**SHORT PROBLEM:** Each line below should be retyped exactly, with no pictures.
- - - - - - -
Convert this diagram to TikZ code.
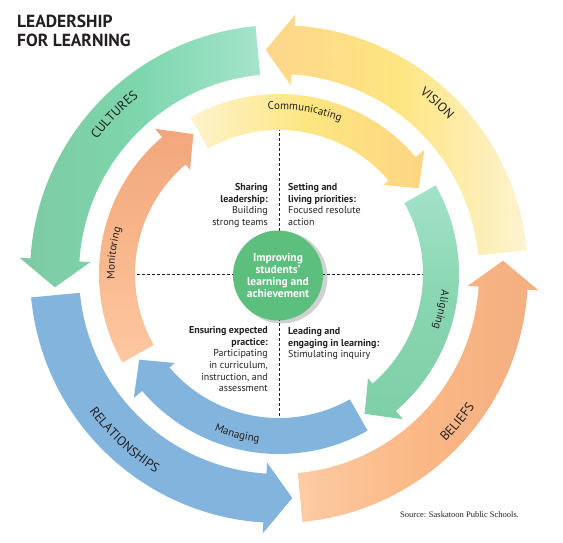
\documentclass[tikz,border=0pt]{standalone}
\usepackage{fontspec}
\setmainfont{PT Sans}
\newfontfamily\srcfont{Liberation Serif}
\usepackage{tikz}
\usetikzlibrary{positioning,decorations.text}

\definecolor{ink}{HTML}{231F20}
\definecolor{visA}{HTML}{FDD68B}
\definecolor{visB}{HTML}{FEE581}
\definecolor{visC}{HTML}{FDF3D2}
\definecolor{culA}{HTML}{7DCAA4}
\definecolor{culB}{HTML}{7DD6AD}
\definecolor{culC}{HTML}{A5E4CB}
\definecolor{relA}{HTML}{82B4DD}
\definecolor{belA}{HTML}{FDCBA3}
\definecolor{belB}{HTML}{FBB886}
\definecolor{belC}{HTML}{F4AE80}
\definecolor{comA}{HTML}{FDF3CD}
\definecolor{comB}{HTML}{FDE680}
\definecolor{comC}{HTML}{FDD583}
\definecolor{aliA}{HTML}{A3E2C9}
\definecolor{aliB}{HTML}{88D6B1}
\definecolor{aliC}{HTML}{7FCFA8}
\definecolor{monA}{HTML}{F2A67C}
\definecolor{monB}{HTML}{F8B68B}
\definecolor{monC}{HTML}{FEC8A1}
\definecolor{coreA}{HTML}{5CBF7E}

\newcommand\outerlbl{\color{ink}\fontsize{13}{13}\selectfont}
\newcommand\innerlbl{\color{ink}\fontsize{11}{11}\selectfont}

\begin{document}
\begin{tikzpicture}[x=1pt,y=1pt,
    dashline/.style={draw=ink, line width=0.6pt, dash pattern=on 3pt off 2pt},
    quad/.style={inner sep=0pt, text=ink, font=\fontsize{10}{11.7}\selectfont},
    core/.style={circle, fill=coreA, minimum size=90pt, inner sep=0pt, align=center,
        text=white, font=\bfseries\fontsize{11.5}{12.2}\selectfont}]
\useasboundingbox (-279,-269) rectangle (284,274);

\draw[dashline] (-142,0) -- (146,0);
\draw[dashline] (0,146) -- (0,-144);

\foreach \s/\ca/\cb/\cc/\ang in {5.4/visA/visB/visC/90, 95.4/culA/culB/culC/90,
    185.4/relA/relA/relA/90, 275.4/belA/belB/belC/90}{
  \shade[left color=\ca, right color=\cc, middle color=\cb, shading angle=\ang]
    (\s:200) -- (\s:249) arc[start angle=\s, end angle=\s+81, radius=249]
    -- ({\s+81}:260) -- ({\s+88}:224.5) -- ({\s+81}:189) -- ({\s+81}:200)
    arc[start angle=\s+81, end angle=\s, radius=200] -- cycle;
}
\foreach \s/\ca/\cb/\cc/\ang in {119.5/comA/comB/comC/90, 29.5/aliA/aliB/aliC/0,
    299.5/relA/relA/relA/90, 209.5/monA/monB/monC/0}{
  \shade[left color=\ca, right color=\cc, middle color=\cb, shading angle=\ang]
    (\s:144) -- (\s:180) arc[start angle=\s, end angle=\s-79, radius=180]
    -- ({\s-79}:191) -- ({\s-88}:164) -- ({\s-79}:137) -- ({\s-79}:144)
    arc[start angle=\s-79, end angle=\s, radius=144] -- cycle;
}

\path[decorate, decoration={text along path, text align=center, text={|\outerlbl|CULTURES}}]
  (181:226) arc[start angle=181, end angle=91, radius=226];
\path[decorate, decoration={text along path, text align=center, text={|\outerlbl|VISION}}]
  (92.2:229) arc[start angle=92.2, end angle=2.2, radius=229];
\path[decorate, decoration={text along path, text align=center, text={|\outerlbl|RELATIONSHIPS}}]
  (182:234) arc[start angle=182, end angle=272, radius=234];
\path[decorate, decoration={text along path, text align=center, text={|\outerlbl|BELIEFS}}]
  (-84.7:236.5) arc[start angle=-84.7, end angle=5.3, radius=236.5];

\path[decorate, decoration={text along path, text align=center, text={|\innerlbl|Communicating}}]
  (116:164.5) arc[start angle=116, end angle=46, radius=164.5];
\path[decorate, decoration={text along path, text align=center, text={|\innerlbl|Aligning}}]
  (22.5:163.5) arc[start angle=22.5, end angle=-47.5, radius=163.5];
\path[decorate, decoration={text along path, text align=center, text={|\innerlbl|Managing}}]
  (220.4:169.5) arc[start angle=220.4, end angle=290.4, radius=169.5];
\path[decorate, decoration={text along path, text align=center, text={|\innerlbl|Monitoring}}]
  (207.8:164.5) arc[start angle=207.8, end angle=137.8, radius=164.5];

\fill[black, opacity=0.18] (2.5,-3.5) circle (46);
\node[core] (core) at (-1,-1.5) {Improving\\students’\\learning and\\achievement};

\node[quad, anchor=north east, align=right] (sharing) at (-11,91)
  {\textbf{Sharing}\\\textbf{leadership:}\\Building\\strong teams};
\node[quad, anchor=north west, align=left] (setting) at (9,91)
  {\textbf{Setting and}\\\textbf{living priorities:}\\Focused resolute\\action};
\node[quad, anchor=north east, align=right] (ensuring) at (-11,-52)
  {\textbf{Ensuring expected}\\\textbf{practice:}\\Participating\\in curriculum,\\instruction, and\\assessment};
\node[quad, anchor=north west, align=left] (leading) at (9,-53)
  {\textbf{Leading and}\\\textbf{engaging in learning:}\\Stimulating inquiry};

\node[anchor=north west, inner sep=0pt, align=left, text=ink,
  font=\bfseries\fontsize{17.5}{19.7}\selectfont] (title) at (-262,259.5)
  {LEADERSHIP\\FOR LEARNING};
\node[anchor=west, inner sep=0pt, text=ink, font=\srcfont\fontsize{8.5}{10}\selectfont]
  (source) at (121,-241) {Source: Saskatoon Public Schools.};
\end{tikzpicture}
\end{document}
- - - - - - -
**WRITTEN SOLUTION:**
Convert this diagram to TikZ code.
\documentclass[tikz,border=0pt]{standalone}
\usepackage{fontspec}
\setmainfont{PT Sans}
\newfontfamily\srcfont{Liberation Serif}
\usepackage{tikz}
\usetikzlibrary{positioning,decorations.text}

\definecolor{ink}{HTML}{231F20}
\definecolor{visA}{HTML}{FDD68B}
\definecolor{visB}{HTML}{FEE581}
\definecolor{visC}{HTML}{FDF3D2}
\definecolor{culA}{HTML}{7DCAA4}
\definecolor{culB}{HTML}{7DD6AD}
\definecolor{culC}{HTML}{A5E4CB}
\definecolor{relA}{HTML}{82B4DD}
\definecolor{belA}{HTML}{FDCBA3}
\definecolor{belB}{HTML}{FBB886}
\definecolor{belC}{HTML}{F4AE80}
\definecolor{comA}{HTML}{FDF3CD}
\definecolor{comB}{HTML}{FDE680}
\definecolor{comC}{HTML}{FDD583}
\definecolor{aliA}{HTML}{A3E2C9}
\definecolor{aliB}{HTML}{88D6B1}
\definecolor{aliC}{HTML}{7FCFA8}
\definecolor{monA}{HTML}{F2A67C}
\definecolor{monB}{HTML}{F8B68B}
\definecolor{monC}{HTML}{FEC8A1}
\definecolor{coreA}{HTML}{5CBF7E}

\newcommand\outerlbl{\color{ink}\fontsize{13}{13}\selectfont}
\newcommand\innerlbl{\color{ink}\fontsize{11}{11}\selectfont}

\begin{document}
\begin{tikzpicture}[x=1pt,y=1pt,
    dashline/.style={draw=ink, line width=0.6pt, dash pattern=on 3pt off 2pt},
    quad/.style={inner sep=0pt, text=ink, font=\fontsize{10}{11.7}\selectfont},
    core/.style={circle, fill=coreA, minimum size=90pt, inner sep=0pt, align=center,
        text=white, font=\bfseries\fontsize{11.5}{12.2}\selectfont}]
\useasboundingbox (-279,-269) rectangle (284,274);

\draw[dashline] (-142,0) -- (146,0);
\draw[dashline] (0,146) -- (0,-144);

\foreach \s/\ca/\cb/\cc/\ang in {5.4/visA/visB/visC/90, 95.4/culA/culB/culC/90,
    185.4/relA/relA/relA/90, 275.4/belA/belB/belC/90}{
  \shade[left color=\ca, right color=\cc, middle color=\cb, shading angle=\ang]
    (\s:200) -- (\s:249) arc[start angle=\s, end angle=\s+81, radius=249]
    -- ({\s+81}:260) -- ({\s+88}:224.5) -- ({\s+81}:189) -- ({\s+81}:200)
    arc[start angle=\s+81, end angle=\s, radius=200] -- cycle;
}
\foreach \s/\ca/\cb/\cc/\ang in {119.5/comA/comB/comC/90, 29.5/aliA/aliB/aliC/0,
    299.5/relA/relA/relA/90, 209.5/monA/monB/monC/0}{
  \shade[left color=\ca, right color=\cc, middle color=\cb, shading angle=\ang]
    (\s:144) -- (\s:180) arc[start angle=\s, end angle=\s-79, radius=180]
    -- ({\s-79}:191) -- ({\s-88}:164) -- ({\s-79}:137) -- ({\s-79}:144)
    arc[start angle=\s-79, end angle=\s, radius=144] -- cycle;
}

\path[decorate, decoration={text along path, text align=center, text={|\outerlbl|CULTURES}}]
  (181:226) arc[start angle=181, end angle=91, radius=226];
\path[decorate, decoration={text along path, text align=center, text={|\outerlbl|VISION}}]
  (92.2:229) arc[start angle=92.2, end angle=2.2, radius=229];
\path[decorate, decoration={text along path, text align=center, text={|\outerlbl|RELATIONSHIPS}}]
  (182:234) arc[start angle=182, end angle=272, radius=234];
\path[decorate, decoration={text along path, text align=center, text={|\outerlbl|BELIEFS}}]
  (-84.7:236.5) arc[start angle=-84.7, end angle=5.3, radius=236.5];

\path[decorate, decoration={text along path, text align=center, text={|\innerlbl|Communicating}}]
  (116:164.5) arc[start angle=116, end angle=46, radius=164.5];
\path[decorate, decoration={text along path, text align=center, text={|\innerlbl|Aligning}}]
  (22.5:163.5) arc[start angle=22.5, end angle=-47.5, radius=163.5];
\path[decorate, decoration={text along path, text align=center, text={|\innerlbl|Managing}}]
  (220.4:169.5) arc[start angle=220.4, end angle=290.4, radius=169.5];
\path[decorate, decoration={text along path, text align=center, text={|\innerlbl|Monitoring}}]
  (207.8:164.5) arc[start angle=207.8, end angle=137.8, radius=164.5];

\fill[black, opacity=0.18] (2.5,-3.5) circle (46);
\node[core] (core) at (-1,-1.5) {Improving\\students’\\learning and\\achievement};

\node[quad, anchor=north east, align=right] (sharing) at (-11,91)
  {\textbf{Sharing}\\\textbf{leadership:}\\Building\\strong teams};
\node[quad, anchor=north west, align=left] (setting) at (9,91)
  {\textbf{Setting and}\\\textbf{living priorities:}\\Focused resolute\\action};
\node[quad, anchor=north east, align=right] (ensuring) at (-11,-52)
  {\textbf{Ensuring expected}\\\textbf{practice:}\\Participating\\in curriculum,\\instruction, and\\assessment};
\node[quad, anchor=north west, align=left] (leading) at (9,-53)
  {\textbf{Leading and}\\\textbf{engaging in learning:}\\Stimulating inquiry};

\node[anchor=north west, inner sep=0pt, align=left, text=ink,
  font=\bfseries\fontsize{17.5}{19.7}\selectfont] (title) at (-262,259.5)
  {LEADERSHIP\\FOR LEARNING};
\node[anchor=west, inner sep=0pt, text=ink, font=\srcfont\fontsize{8.5}{10}\selectfont]
  (source) at (121,-241) {Source: Saskatoon Public Schools.};
\end{tikzpicture}
\end{document}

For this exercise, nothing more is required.